In this case, Zweben says it’s good for the husband to make some concessions. “Maybe he wanted to live on 72nd St. and now he has to live on 92nd,” he says.
 
SKELETONS IN THE CLOSET

For Todd Stevens, a 14-year veteran with Douglas Elliman, the arguments weren’t marriage-ending chaos storms. Rather, he’d see couples bicker about the trickiest of Manhattan commodities – closet space.

“For some reason, closets seem to be the biggest point of conflict,” he says. “I’ve heard wives joke about sticking their husband in a closet.” Or a wife will announce that the three biggest closets will belong to her, and the linen closet goes to him.

KEEP CALM AND CARRY ON

Stevens also had a couple whose home purchase kept getting delayed.
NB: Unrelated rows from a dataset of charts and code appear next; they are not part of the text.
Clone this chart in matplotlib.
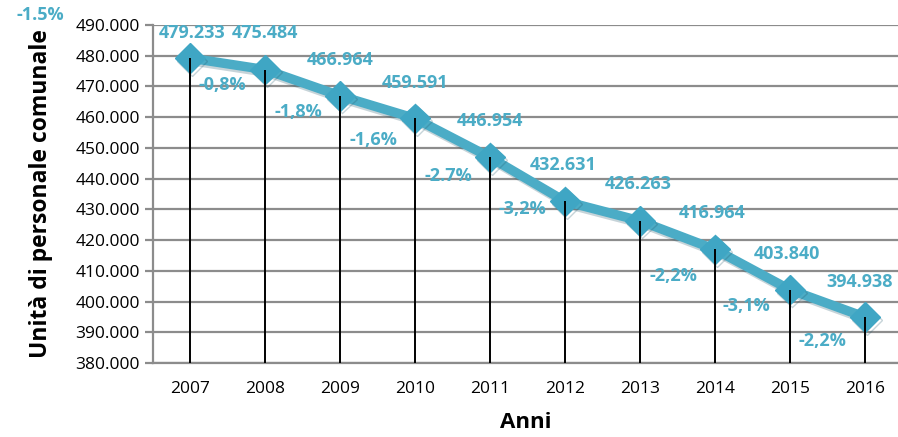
import matplotlib
matplotlib.use("Agg")
import matplotlib.pyplot as plt
import matplotlib.patheffects as pe
from matplotlib.ticker import FuncFormatter

years = ["2007", "2008", "2009", "2010", "2011", "2012", "2013", "2014", "2015", "2016"]
values = [479233, 475484, 466964, 459591, 446954, 432631, 426263, 416964, 403840, 394938]
value_labels = ["479.233", "475.484", "466.964", "459.591", "446.954",
                "432.631", "426.263", "416.964", "403.840", "394.938"]
pct_labels = ["", "-0,8%", "-1,8%", "-1,6%", "-2.7%", "-3,2%", "-1.5%", "-2,2%", "-3,1%", "-2,2%"]

# label offsets in pixels (image direction: +y downwards) relative to each point
val_off = [(2, -25), (0, -37), (0, -36), (0, -35), (0, -36), (-2, -36), (-2, -37), (-3, -36), (-3, -36), (-5, -35)]
pct_off = [None, (-43, 15), (-42, 16), (-42, 22), (-42, 19), (-43, 8), None, (-42, 27), (-44, 16), (-43, 24)]

color = "#4BACC6"
font = "Open Sans"
fs = 13

fig = plt.figure(figsize=(8.98, 4.37), dpi=100)
ax = fig.add_axes([152.5 / 898, 1 - 363 / 437, 1 - 152.5 / 898, (363 - 25) / 437])

x = list(range(len(years)))
ymin = 380000
ax.set_xlim(-0.5, 9.44)
ax.set_ylim(ymin, 490000)

ax.set_yticks(range(380000, 490001, 10000))
ax.yaxis.set_major_formatter(FuncFormatter(lambda v, p: f"{int(v):,}".replace(",", ".")))
ax.grid(axis="y", color="#8c8c8c", linewidth=1.6)
ax.set_axisbelow(True)

ax.plot(x, values, color=color, linewidth=6.8, marker="D", markersize=15,
        markerfacecolor="#3fa6c4", markeredgecolor="#3fa6c4", zorder=3,
        path_effects=[pe.SimpleLineShadow(offset=(1.5, -2), shadow_color="#20556a", alpha=0.25),
                      pe.Normal()])

ax.vlines(x, ymin, values, color="black", linewidth=1.4, zorder=4)

for i, (v, lab) in enumerate(zip(values, value_labels)):
    dx, dy = val_off[i]
    ax.annotate(lab, (i, v), xytext=(dx, -dy), textcoords="offset pixels",
                ha="center", va="center", color=color, fontsize=fs,
                fontweight="bold", family=font, zorder=5)
    if pct_off[i] is not None:
        dx, dy = pct_off[i]
        ax.annotate(pct_labels[i], (i, v), xytext=(dx, -dy), textcoords="offset pixels",
                    ha="center", va="center", color=color, fontsize=fs,
                    fontweight="bold", family=font, zorder=5)

fig.text(40 / 898, 1 - 15 / 437, pct_labels[6], ha="center", va="center", color=color,
         fontsize=fs, fontweight="bold", family=font)

ax.set_xticks(x)
ax.set_xticklabels(years)
for s in ["top", "right"]:
    ax.spines[s].set_visible(False)
for s in ["left", "bottom"]:
    ax.spines[s].set_color("#8c8c8c")
    ax.spines[s].set_linewidth(1.6)
ax.tick_params(axis="y", length=6, width=1.6, color="#8c8c8c", labelsize=12.5, pad=3)
ax.tick_params(axis="x", length=0, labelsize=12.5, pad=13)
for t in ax.get_xticklabels() + ax.get_yticklabels():
    t.set_family(font)
    t.set_color("black")

ax.set_xlabel("Anni", fontsize=16, fontweight="bold", family=font, labelpad=11)
ax.set_ylabel("Unità di personale comunale", fontsize=16.5, fontweight="bold", family=font, labelpad=16)

fig.savefig("out.png", dpi=100)
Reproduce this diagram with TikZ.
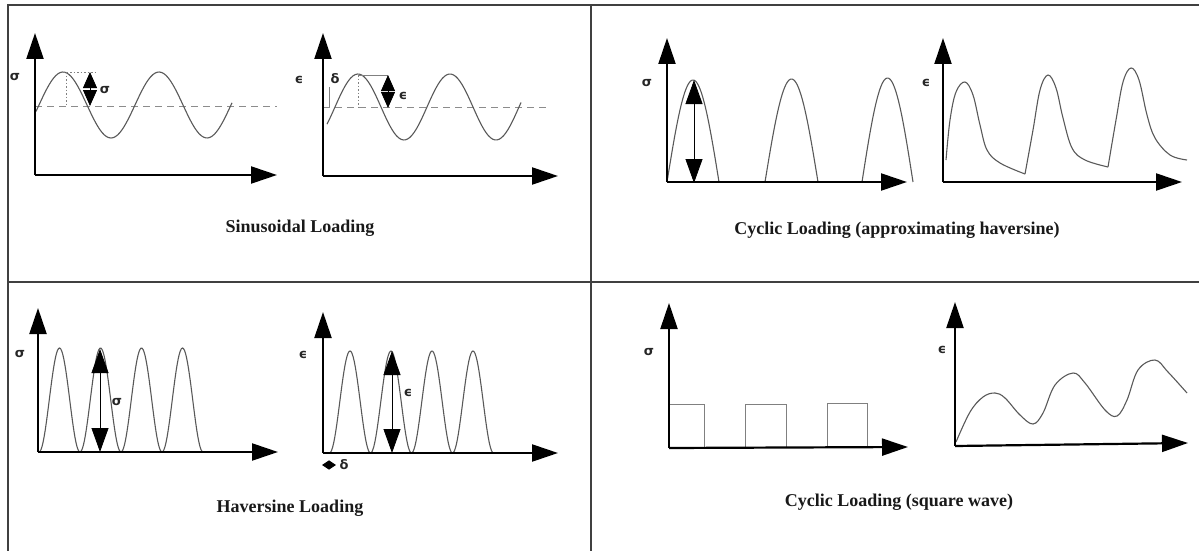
\documentclass[tikz,border=0pt]{standalone}
\usepackage{fontspec}
\setmainfont{Liberation Serif}
\newfontfamily\greekfont{DejaVu Sans}
\usetikzlibrary{arrows.meta}
\begin{document}
\begin{tikzpicture}[x=1pt,y=-1pt,
  grid/.style={line width=1.6pt, draw=black!75},
  axis/.style={line width=2.2pt, -{Triangle[length=26pt,width=17pt]}},
  curve/.style={line width=1.1pt, draw=black!65},
  thincurve/.style={line width=0.9pt, draw=black!50},
  mean/.style={dash pattern=on 7pt off 5pt, draw=black!45, line width=1pt},
  dots/.style={dash pattern=on 1.5pt off 2pt, draw=black!50, line width=0.8pt},
  dblsmall/.style={line width=0.8pt, {Triangle[length=16pt,width=14pt]}-{Triangle[length=16pt,width=14pt]}},
  dblbig/.style={line width=0.8pt, {Triangle[length=24pt,width=17pt]}-{Triangle[length=24pt,width=17pt]}},
  lab/.style={font=\fontsize{13}{13}\selectfont\greekfont\bfseries, inner sep=0pt, text=black!85},
  caption/.style={font=\fontsize{18}{21}\selectfont\bfseries, inner sep=0pt, text=black!90}]
\useasboundingbox (0,0) rectangle (1199,551);
% table grid
\draw[grid] (8,551) -- (8,5) -- (1199,5);
\draw[grid] (591,5) -- (591,551);
\draw[grid] (8,282) -- (1199,282);

% ---------- Panel 1: sinusoidal sigma ----------
\coordinate (o1) at (35,175);
\coordinate (y1) at (35,33);
\coordinate (x1) at (277,175);
\draw[mean] (35,106) -- (277,106);
\draw[curve] plot[domain=36:232, samples=90] (\x, {105 - 33*cos((\x-63)/96*360)});
\draw[dots] (63,72) -- (98,72);
\draw[dots] (66,72) -- (66,106);
\coordinate (a1t) at (90,72);
\coordinate (a1b) at (90,106);
\draw[dblsmall] (a1b) -- (a1t);
\node[lab] (s1) at (105,90) {σ};
\node[lab] (l1) at (15,77) {σ};
\draw[axis] (o1) -- (y1);
\draw[axis] (o1) -- (x1);
\node[caption] (c1) at (300,228) {Sinusoidal Loading};

% ---------- Panel 2: sinusoidal epsilon ----------
\coordinate (o2) at (323,176);
\coordinate (y2) at (323,33);
\coordinate (x2) at (558,176);
\draw[mean] (323,107) -- (550,107);
\draw[curve] plot[domain=327:521, samples=90] (\x, {107 - 33*cos((\x-358)/92*360)});
\draw[thincurve] (358,75) -- (388,75);
\draw[dots] (358,75) -- (358,107);
\draw[thincurve, line width=0.6pt] (329,87) -- (329,107);
\coordinate (a2t) at (388,75);
\coordinate (a2b) at (388,108);
\draw[dblsmall] (a2b) -- (a2t);
\node[lab] (e2) at (403,96) {ϵ};
\node[lab] (d2) at (335,79) {δ};
\node[lab] (l2) at (299,80) {ϵ};
\draw[axis] (o2) -- (y2);
\draw[axis] (o2) -- (x2);

% ---------- Panel 3: cyclic sigma ----------
\coordinate (o3) at (667,182);
\coordinate (y3) at (667,38);
\coordinate (x3) at (907,182);
\draw[curve] plot[domain=667:719, samples=50] (\x, {182 - 102*sin((\x-667)/52*180)});
\draw[curve] plot[domain=765:818, samples=50] (\x, {182 - 103*sin((\x-765)/53*180)});
\draw[curve] plot[domain=862:913, samples=50] (\x, {182 - 104*sin((\x-862)/51*180)});
\coordinate (a3t) at (694,80);
\coordinate (a3b) at (694,183);
\draw[dblbig] (a3b) -- (a3t);
\node[lab] (l3) at (647,83) {σ};
\draw[axis] (o3) -- (y3);
\draw[axis] (o3) -- (x3);
\node[caption] (c3) at (897,230) {Cyclic Loading (approximating haversine)};

% ---------- Panel 4: cyclic epsilon ----------
\coordinate (o4) at (943,182);
\coordinate (y4) at (943,38);
\coordinate (x4) at (1182,182);
\draw[curve] plot[smooth, tension=0.6] coordinates {(946,160) (950,120) (956,92) (965,82) (973,95) (980,125) (987,150) (1000,163) (1025,174)};
\draw[curve] plot[smooth, tension=0.6] coordinates {(1025,174) (1033,130) (1040,90) (1048,75) (1056,88) (1063,118) (1072,148) (1085,160) (1108,167)};
\draw[curve] plot[smooth, tension=0.6] coordinates {(1108,167) (1116,120) (1123,82) (1131,68) (1139,80) (1147,115) (1155,138) (1170,155) (1187,160)};
\node[lab] (l4) at (926,83) {ϵ};
\draw[axis] (o4) -- (y4);
\draw[axis] (o4) -- (x4);

% ---------- Panel 5: haversine sigma ----------
\coordinate (o5) at (38,452);
\coordinate (y5) at (38,308);
\coordinate (x5) at (278,452);
\draw[curve] plot[domain=39:203, samples=160] (\x, {452 - 52*(1-cos((\x-39)/41*360))});
\coordinate (a5t) at (100,349);
\coordinate (a5b) at (100,452);
\draw[dblbig] (a5b) -- (a5t);
\node[lab] (s5) at (117,402) {σ};
\node[lab] (l5) at (20,354) {σ};
\draw[axis] (o5) -- (y5);
\draw[axis] (o5) -- (x5);
\node[caption] (c5) at (290,508) {Haversine Loading};

% ---------- Panel 6: haversine epsilon ----------
\coordinate (o6) at (323,453);
\coordinate (y6) at (323,312);
\coordinate (x6) at (558,453);
\draw[curve] plot[domain=329.5:493.5, samples=160] (\x, {453 - 51*(1-cos((\x-329.5)/41*360))});
\coordinate (a6t) at (392,351);
\coordinate (a6b) at (392,453);
\draw[dblbig] (a6b) -- (a6t);
\node[lab] (e6) at (408,393) {ϵ};
\node[lab] (l6) at (303,355) {ϵ};
\coordinate (d6l) at (322,465);
\coordinate (d6r) at (336,465);
\draw[line width=0.8pt, {Triangle[length=7pt,width=9pt]}-{Triangle[length=7pt,width=9pt]}] (d6l) -- (d6r);
\node[lab] (d6) at (344,465) {δ};
\draw[axis] (o6) -- (y6);
\draw[axis] (o6) -- (x6);

% ---------- Panel 7: square wave sigma ----------
\coordinate (o7) at (669,448);
\coordinate (y7) at (669,303);
\coordinate (x7) at (908,447);
\draw[thincurve] (669,404) -- (704,404) -- (704,448);
\draw[thincurve] (745,448) -- (745,404) -- (786,404) -- (786,448);
\draw[thincurve] (827,448) -- (827,403) -- (867,403) -- (867,448);
\node[lab] (l7) at (649,352) {σ};
\draw[axis] (o7) -- (y7);
\draw[axis] (o7) -- (x7);
\node[caption] (c7) at (899,502) {Cyclic Loading (square wave)};

% ---------- Panel 8: square wave epsilon ----------
\coordinate (o8) at (955,446);
\coordinate (y8) at (955,302);
\coordinate (x8) at (1188,443);
\draw[curve] plot[smooth, tension=0.6] coordinates {(956,442) (970,412) (983,397) (995,393) (1005,398) (1020,415) (1033,424) (1043,413) (1055,385) (1073,373) (1085,383) (1105,410) (1117,416) (1127,400) (1138,370) (1155,360) (1168,372) (1187,393)};
\node[lab] (l8) at (942,350) {ϵ};
\draw[axis] (o8) -- (y8);
\draw[axis] (o8) -- (x8);
\end{tikzpicture}
\end{document}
While the wife remained calm, the husband’s temper grew worse each day. "He threatened to come after me, he said he'd sue me," Stevens said.

It turned out the threats were idle, and the buyer had bigger problems afoot – when the sale did go through, the couple ended up calling it quits.

DIRTY LAUNDRY

When you’re selling a home that belongs to a couple in turmoil, prepare to see some dirty laundry—literally. Silver had clients who were trying to get rid of their home, but the husband didn’t want to sell. His solution for showing disdain? “He was really mad and left a big pile of dirty underwear on the floor,” Silver said. “I had to use rubber gloves to shove it under the bed.”

She managed to sell the property, but says she now brings rubber gloves with her to every job, just in case.

LOVE HURTS 
 
Citi Habitats broker Angel Dominguez says one particular couple wouldn’t fight in front of her, but behind closed doors, all bets were off, as the girlfriend was ostensibly extremely mean and controlling. “The guy a hot mess,” she says. 
 
Still, he decided to make a down payment on a Murray Hill condo for $15,000 before she made a stink and demanded that he buy something better for her, meaning that he had to forfeit the money put down. “It was a total soap opera,” Dominguez remembers.
 
ULTIMATE ULTIMATUMS
 
Tagliamonte says there are some pretty severe ultimatums too. “I was working with a husband who wanted to leave the city to get more space, but the wife didn’t. She said, ‘We’re not leaving, or I’m leaving you.’”
 
The problem? He wanted the space afforded by suburban living, including a space for his own “Man Cave.” But it turned out to be a hollow threat. “They moved out to the ‘burbs,” she says. “And he got his Man Cave.”